We talked. Not everything. But enough. I asked him what he wanted to do with whatever time we had left. We still thought there would be weeks. Maybe even months. I told him I wanted to take him back—one last time—to Czechia. Back home. I was already searching for tickets. I had a plan forming. In my mind, he had to see it again. And in my heart, I knew I should have brought him years ago.
Rod is here now, because Zed was his best friend for over forty years.
My mother is here because Zed was her husband.
And I am here because I am his daughter. And because this—whatever this is—is part of how we try to process, try to make sense of what it means to say goodbye.
We will see his Czech family. Hold a service. Scatter his ashes. Walk the streets his ancestors once walked. Honour where he came from. Zed Tůma—descended from the great Bohemian nobility, the Kinský line—was himself a great man. He has no tomb in St. Vitus Cathedral. No gilded altar. No sarcophagus passed by tourists and schoolchildren. But greatness isn’t always carved in stone.

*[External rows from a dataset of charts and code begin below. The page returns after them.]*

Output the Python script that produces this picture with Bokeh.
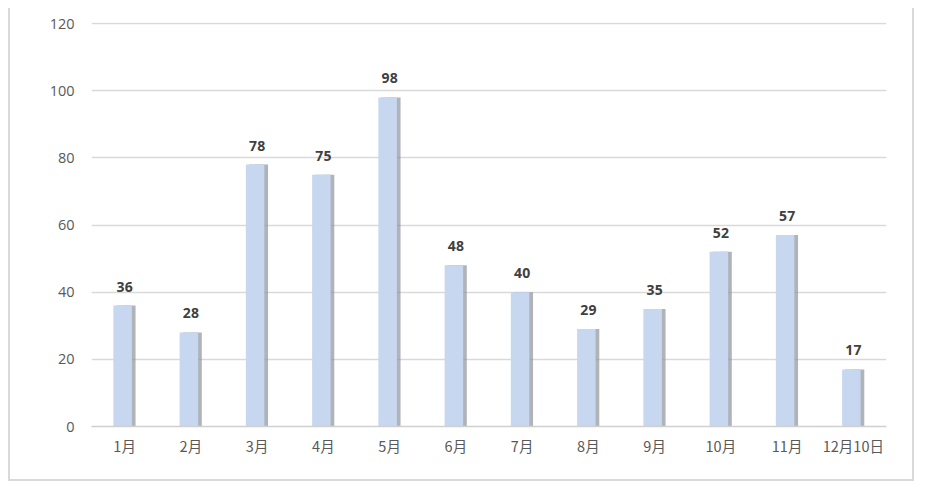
from bokeh.plotting import figure
from bokeh.models import ColumnDataSource, Range1d, FactorRange
from bokeh.transform import dodge
from bokeh.core.properties import value
from bokeh.embed import file_html
from bokeh.resources import INLINE

months = ["1月", "2月", "3月", "4月", "5月", "6月", "7月", "8月", "9月", "10月", "11月", "12月10日"]
counts = [36, 28, 78, 75, 98, 48, 40, 29, 35, 52, 57, 17]
y_ticks = [0, 20, 40, 60, 80, 100, 120]

src = ColumnDataSource(dict(m=months, v=counts, lbl=[str(c) for c in counts]))

p = figure(x_range=FactorRange(*months, range_padding=0), y_range=Range1d(0, 120.3),
           width=906, height=473, output_backend="svg", toolbar_location=None,
           min_border_left=81, min_border_right=30, min_border_top=14, min_border_bottom=55)
p.styles = {"margin-left": "8px", "margin-top": "8px",
            "border-left": "2px solid #d9d9d9", "border-right": "2px solid #d9d9d9",
            "border-bottom": "2px solid #d9d9d9"}
p.outline_line_color = None
p.background_fill_color = "white"
p.border_fill_color = "white"

# shadow
p.vbar(x=dodge("m", 0.05, range=p.x_range), top="v", width=0.12, source=src,
       fill_color="#c4c7cc", line_color=None, fill_alpha=0.6)
p.vbar(x=dodge("m", 0.02, range=p.x_range), top="v", width=0.29, source=src,
       fill_color="#8e949b", line_color=None, fill_alpha=0.7)
# bar body
p.vbar(x=dodge("m", -0.03, range=p.x_range), top="v", width=0.28, source=src,
       fill_color="#c6d7ef", line_color=None)

p.text(x="m", y="v", text="lbl", source=src, text_align="center", text_baseline="alphabetic",
       y_offset=-19, text_font=value("Open Sans"), text_font_style="bold",
       text_font_size="14px", text_color="#404040")

p.yaxis.ticker = y_ticks
p.yaxis.axis_line_color = None
p.yaxis.major_tick_line_color = None
p.yaxis.minor_tick_line_color = None
p.yaxis.major_label_standoff = 11
p.yaxis.major_label_text_font = "Open Sans"
p.yaxis.major_label_text_font_size = "14.5px"
p.yaxis.major_label_text_color = "#595959"

p.xaxis.axis_line_color = "#d0d0d0"
p.xaxis.axis_line_width = 1.5
p.xaxis.major_tick_line_color = None
p.xaxis.minor_tick_line_color = None
p.xaxis.major_label_standoff = 2
p.xaxis.major_label_text_font = "Noto Sans CJK SC"
p.xaxis.major_label_text_font_size = "14.5px"
p.xaxis.major_label_text_color = "#595959"

p.xgrid.grid_line_color = None
p.ygrid.grid_line_color = "#d9d9d9"
p.ygrid.grid_line_width = 1.5

open("out.html", "w").write(file_html(p, INLINE))
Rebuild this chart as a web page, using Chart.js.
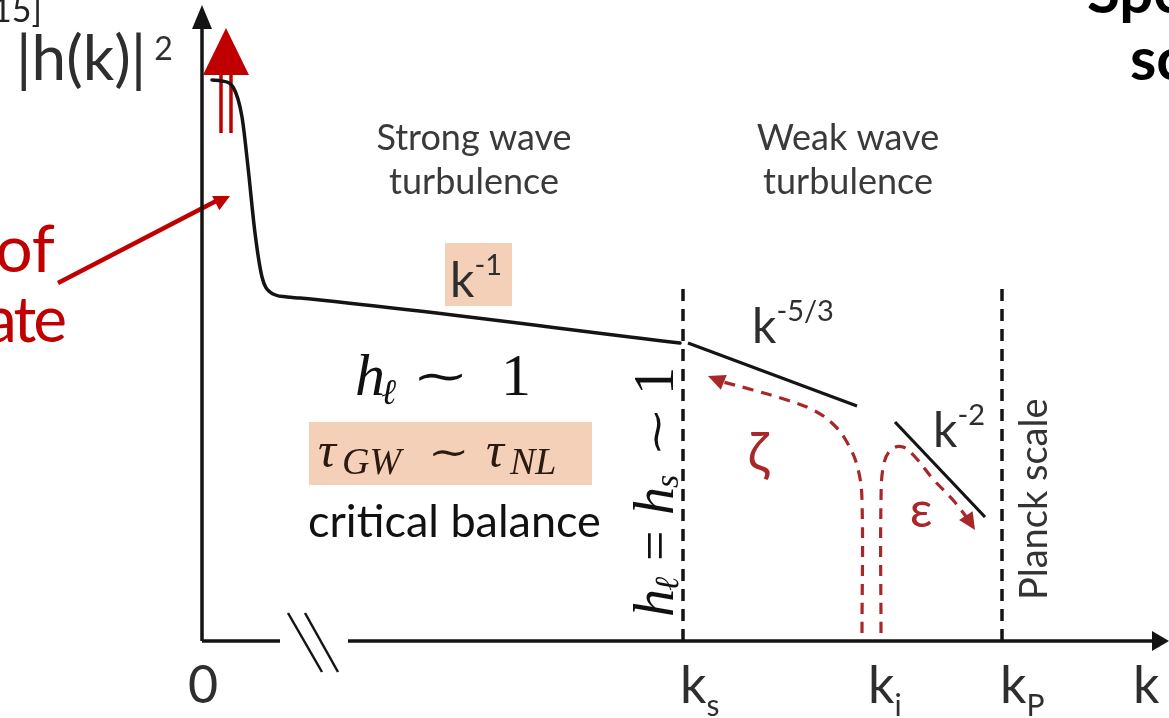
<!DOCTYPE html>
<html>
<head>
<meta charset="utf-8">
<script src="https://cdn.jsdelivr.net/npm/chart.js@4/dist/chart.umd.min.js"></script>
<style>
  html, body { margin: 0; padding: 0; background: #ffffff; overflow: hidden; }
  #wrap { width: 1169px; height: 718px; }
</style>
</head>
<body>
<div id="wrap"><canvas id="c" width="1169" height="718"></canvas></div>
<script>
// Schematic turbulence spectrum |h(k)|^2 versus k (units: origin at the axes corner)

// --- spectrum curve: condensate peak dropping onto the k^-1 plateau, up to k_s
const spectrumK = [10, 20, 31, 40, 46, 53, 60, 68, 85, 98, 478];
const spectrumH = [561, 560, 554, 524, 474, 408, 364, 349, 344, 343, 298];

// --- inertial-range power-law segments
const weakK = [486, 655];          // k^-5/3
const weakH = [298, 235];
const dissK = [693, 783];          // k^-2
const dissH = [219, 124];

// --- characteristic scales on the k axis
const scaleK = [481, 800];         // k_s and k_P (dashed markers)
const scaleTop = 356;
const tickLabels = [
  { main: '0',  sub: '',  k: 1,   center: true },
  { main: 'k',  sub: 's', k: 478 },
  { main: 'k',  sub: 'i', k: 666 },
  { main: 'k',  sub: 'P', k: 798 },
  { main: 'k',  sub: '',  k: 931 }
];

// --- cascades injected at k_i: inverse (zeta) and direct (epsilon)
const zetaK = [660, 660, 656, 646, 631, 611, 585, 551, 521];
const zetaH = [8, 140, 172, 197, 217, 231, 241, 251, 259];
const zetaTip = [506, 265];
const epsK = [679, 679, 682, 690, 701, 714, 731, 751, 766];
const epsH = [8, 140, 178, 192, 194, 183, 162, 141, 122];
const epsTip = [773, 111];

// --- axes
const axisY = { k: [0, 0], h: [0, 618], tip: [0, 636] };
const axisXLeft = { k: [0, 78], h: [0, 0] };
const axisXRight = { k: [146, 952], h: [0, 0], tip: [967, 0] };
const breakA = { k: [86, 120], h: [28, -31] };
const breakB = { k: [103, 136], h: [28, -31] };

// --- red condensate arrows
const pointerK = [-144, 18];
const pointerH = [358, 442];
const pointerTip = [28, 445];
const growthShaftK = [19, 29];
const growthShaftH = [508, 568];
const growthTip = [24, 613];
const growthHalf = 23;

const INK = '#141414';
const RED = '#c00000';
const DASHRED = '#a8282a';

function pts(xs, ys) { return xs.map((x, i) => ({ x: x, y: ys[i] })); }
function lineSet(data, color, width, extra) {
  return Object.assign({
    data: data, showLine: true, borderColor: color, borderWidth: width,
    pointRadius: 0, fill: false, tension: 0, borderCapStyle: 'butt'
  }, extra || {});
}

const datasets = [
  lineSet(pts(axisY.k, axisY.h), INK, 3.5),
  lineSet(pts(axisXLeft.k, axisXLeft.h), INK, 3.5),
  lineSet(pts(axisXRight.k, axisXRight.h), INK, 3.5),
  lineSet(pts(breakA.k, breakA.h), INK, 2.5),
  lineSet(pts(breakB.k, breakB.h), INK, 2.5),
  lineSet(pts(spectrumK, spectrumH), INK, 3.5, { cubicInterpolationMode: 'monotone', borderCapStyle: 'round' }),
  lineSet(pts(weakK, weakH), INK, 3.2),
  lineSet(pts(dissK, dissH), INK, 3.2),
  lineSet(pts([scaleK[0], scaleK[0]], [0, scaleTop]), INK, 3.5, { borderDash: [12, 8] }),
  lineSet(pts([scaleK[1], scaleK[1]], [0, scaleTop]), INK, 3.5, { borderDash: [12, 8] }),
  lineSet(pts(zetaK, zetaH), DASHRED, 3.2, { borderDash: [11, 8], tension: 0.4 }),
  lineSet(pts(epsK, epsH), DASHRED, 3.2, { borderDash: [11, 8], tension: 0.4 }),
  lineSet(pts(pointerK, pointerH), RED, 4.5),
  lineSet(pts([growthShaftK[0], growthShaftK[0]], growthShaftH), RED, 3.5),
  lineSet(pts([growthShaftK[1], growthShaftK[1]], growthShaftH), RED, 3.5)
];

const SANS = 'Lato, "Open Sans", sans-serif';
const SERIF = '"Liberation Serif", "DejaVu Serif", serif';
const REL = '"DejaVu Serif", serif';
const GREY = '#2e2e2e';

// draw a sequence of text runs (base, superscript, subscript) from a start point;
// a run with `at` is placed at that offset from the start instead of flowing,
// and `sx` widens a glyph horizontally (used for the wide relation tilde)
function drawRuns(ctx, x, y, runs, align, spacing) {
  ctx.letterSpacing = spacing || '0px';
  let total = 0;
  const w = runs.map(r => { ctx.font = r.font; const m = ctx.measureText(r.t).width * (r.sx || 1) + (r.gap || 0); total += m; return m; });
  let cx = align === 'center' ? x - total / 2 : align === 'right' ? x - total : x;
  const x0 = cx;
  ctx.textBaseline = 'alphabetic';
  ctx.textAlign = 'left';
  runs.forEach((r, i) => {
    ctx.font = r.font;
    ctx.fillStyle = r.color;
    if (r.at !== undefined) cx = x0 + r.at;
    if (r.sx) {
      ctx.save();
      ctx.translate(cx + (r.pre || 0), y + (r.dy || 0));
      ctx.scale(r.sx, 1);
      ctx.fillText(r.t, 0, 0);
      ctx.restore();
    } else {
      ctx.fillText(r.t, cx + (r.pre || 0), y + (r.dy || 0));
    }
    cx += w[i];
  });
  ctx.letterSpacing = '0px';
}

function arrowHead(ctx, tip, from, len, half, color) {
  const dx = tip[0] - from[0], dy = tip[1] - from[1];
  const d = Math.hypot(dx, dy); const ux = dx / d, uy = dy / d;
  const bx = tip[0] - ux * len, by = tip[1] - uy * len;
  ctx.beginPath();
  ctx.moveTo(tip[0], tip[1]);
  ctx.lineTo(bx - uy * half, by + ux * half);
  ctx.lineTo(bx + uy * half, by - ux * half);
  ctx.closePath();
  ctx.fillStyle = color;
  ctx.fill();
}

const decorations = {
  id: 'decorations',
  beforeDatasetsDraw(chart) {
    const ctx = chart.ctx, sx = chart.scales.x, sy = chart.scales.y;
    const X = v => sx.getPixelForValue(v), Y = v => sy.getPixelForValue(v);
    // highlight boxes behind k^-1 and the critical-balance relation
    ctx.save();
    ctx.fillStyle = 'rgba(236, 170, 128, 0.55)';
    ctx.fillRect(X(243), Y(398), X(310) - X(243), Y(335) - Y(398));
    ctx.fillRect(X(107), Y(219), X(390) - X(107), Y(156) - Y(219));
    ctx.restore();
  },
  afterDatasetsDraw(chart) {
    const ctx = chart.ctx, sx = chart.scales.x, sy = chart.scales.y;
    const X = v => sx.getPixelForValue(v), Y = v => sy.getPixelForValue(v);
    const P = (k, h) => [X(k), Y(h)];
    ctx.save();

    // axis arrowheads
    arrowHead(ctx, P(axisY.tip[0], axisY.tip[1]), P(0, 0), 24, 10, INK);
    arrowHead(ctx, P(axisXRight.tip[0], axisXRight.tip[1]), P(0, 0), 17, 10, INK);

    // red growth arrow and pointer
    ctx.beginPath();
    ctx.moveTo(X(growthTip[0]), Y(growthTip[1]));
    ctx.lineTo(X(growthTip[0] - growthHalf), Y(growthShaftH[1] - 2));
    ctx.lineTo(X(growthTip[0] + growthHalf), Y(growthShaftH[1] - 2));
    ctx.closePath();
    ctx.fillStyle = RED; ctx.fill();
    arrowHead(ctx, P(pointerTip[0], pointerTip[1]), P(pointerK[0], pointerH[0]), 16, 8, RED);

    // cascade arrowheads
    arrowHead(ctx, P(zetaTip[0], zetaTip[1]), P(zetaK[zetaK.length - 1], zetaH[zetaH.length - 1]), 17, 8, DASHRED);
    arrowHead(ctx, P(epsTip[0], epsTip[1]), P(epsK[epsK.length - 1], epsH[epsH.length - 1]), 17, 8, DASHRED);

    // axis titles and clipped side text
    drawRuns(ctx, X(-210), Y(619), [{ t: '15]', font: `34px ${SANS}`, color: '#222' }]);
    drawRuns(ctx, X(-186), Y(561), [
      { t: '|h(k)|', font: `62px ${SANS}`, color: GREY },
      { t: '2', font: `32px ${SANS}`, color: GREY, dy: -20, pre: 8 }
    ]);
    drawRuns(ctx, X(-147), Y(369), [{ t: 'of', font: `66px ${SANS}`, color: RED }], 'right');
    drawRuns(ctx, X(-138), Y(299), [{ t: 'ate', font: `64px ${SANS}`, color: RED }], 'right', '-3px');
    drawRuns(ctx, X(885), Y(628), [{ t: 'Spe', font: `bold 60px ${SANS}`, color: '#000' }]);
    drawRuns(ctx, X(928), Y(561), [{ t: 'sc', font: `bold 60px ${SANS}`, color: '#000' }]);

    // regime titles
    const regFont = `36px ${SANS}`;
    drawRuns(ctx, X(272), Y(491), [{ t: 'Strong wave', font: regFont, color: '#3a3a3a' }], 'center');
    drawRuns(ctx, X(272), Y(447), [{ t: 'turbulence', font: regFont, color: '#3a3a3a' }], 'center');
    drawRuns(ctx, X(646), Y(491), [{ t: 'Weak wave', font: regFont, color: '#3a3a3a' }], 'center');
    drawRuns(ctx, X(646), Y(447), [{ t: 'turbulence', font: regFont, color: '#3a3a3a' }], 'center');

    // power-law labels
    const kFont = `48px ${SANS}`, supFont = `29px ${SANS}`;
    drawRuns(ctx, X(248), Y(344), [{ t: 'k', font: kFont, color: GREY }, { t: '-1', font: supFont, color: GREY, dy: -22 }]);
    drawRuns(ctx, X(550), Y(298), [{ t: 'k', font: kFont, color: GREY }, { t: '-5/3', font: supFont, color: GREY, dy: -22 }]);
    drawRuns(ctx, X(731), Y(194), [{ t: 'k', font: kFont, color: GREY }, { t: '-2', font: supFont, color: GREY, dy: -22 }]);

    // strong-turbulence relations
    drawRuns(ctx, X(153), Y(246), [
      { t: 'h', font: `italic 60px ${SERIF}`, color: '#111' },
      { t: 'ℓ', font: `italic 36px ${SERIF}`, color: '#111', dy: 9, at: 26 },
      { t: '∼', font: `44px ${REL}`, color: '#111', at: 57, sx: 1.55, dy: -4 },
      { t: '1', font: `60px ${SERIF}`, color: '#111', at: 146 }
    ]);
    drawRuns(ctx, X(116), Y(174), [
      { t: 'τ', font: `italic 50px ${SERIF}`, color: '#2a1a10' },
      { t: 'GW', font: `italic 38px ${SERIF}`, color: '#2a1a10', dy: 7, at: 24 },
      { t: '∼', font: `38px ${REL}`, color: '#2a1a10', at: 110, sx: 1.3, dy: -2 },
      { t: 'τ', font: `italic 50px ${SERIF}`, color: '#2a1a10', at: 168 },
      { t: 'NL', font: `italic 38px ${SERIF}`, color: '#2a1a10', dy: 7, at: 192 }
    ]);
    drawRuns(ctx, X(106), Y(104), [{ t: 'critical balance', font: `45px ${SANS}`, color: '#111' }]);

    // rotated labels along the dashed scales
    ctx.save();
    ctx.translate(X(471), Y(24));
    ctx.rotate(-Math.PI / 2);
    drawRuns(ctx, 0, 0, [
      { t: 'h', font: `italic 56px ${SERIF}`, color: '#111' },
      { t: 'ℓ', font: `italic 34px ${SERIF}`, color: '#111', dy: 5, at: 26 },
      { t: '=', font: `54px ${SERIF}`, color: '#111', at: 56 },
      { t: 'h', font: `italic 56px ${SERIF}`, color: '#111', at: 102 },
      { t: 's', font: `italic 34px ${SERIF}`, color: '#111', dy: 5, at: 129 },
      { t: '∼', font: `40px ${REL}`, color: '#111', at: 160, sx: 1.5, dy: -3 },
      { t: '1', font: `56px ${SERIF}`, color: '#111', at: 222 }
    ]);
    ctx.restore();
    ctx.save();
    ctx.translate(X(845), Y(41));
    ctx.rotate(-Math.PI / 2);
    drawRuns(ctx, 0, 0, [{ t: 'Planck scale', font: `38px ${SANS}`, color: '#333' }]);
    ctx.restore();

    // cascade symbols
    drawRuns(ctx, X(556), Y(170), [{ t: 'ζ', font: `54px ${SANS}`, color: DASHRED }], 'center');
    drawRuns(ctx, X(719), Y(114), [{ t: 'ε', font: `50px ${SANS}`, color: DASHRED }], 'center');

    // k-axis labels
    tickLabels.forEach(l => {
      const runs = [{ t: l.main, font: `52px ${SANS}`, color: GREY }];
      if (l.sub) runs.push({ t: l.sub, font: `30px ${SANS}`, color: GREY, dy: 13 });
      drawRuns(ctx, X(l.k), Y(-62), runs, l.center ? 'center' : 'left');
    });
    ctx.restore();
  }
};

new Chart(document.getElementById('c'), {
  type: 'scatter',
  data: { datasets: datasets },
  options: {
    responsive: false,
    animation: false,
    events: [],
    layout: { padding: 0 },
    plugins: { legend: { display: false }, tooltip: { enabled: false } },
    scales: {
      x: { type: 'linear', display: false, min: -202, max: 967 },
      y: { type: 'linear', display: false, min: -77, max: 641 }
    }
  },
  plugins: [decorations]
});
</script>
</body>
</html>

My children have asked where the dead go, and we answer gently: “They live on in our hearts.” Maybe that’s why we’re here. Maybe that’s what this trip is.
One year ago today, Zed told me he was done fighting.
Four days later, he died.
We thought we had more time.
We never know what time we have left.
Now we carry him. The memories. The stories. The ash. The love.
We carry what it means to live forever.
In our hearts.
And we keep walking.
And something tells me that he’s walking right beside us.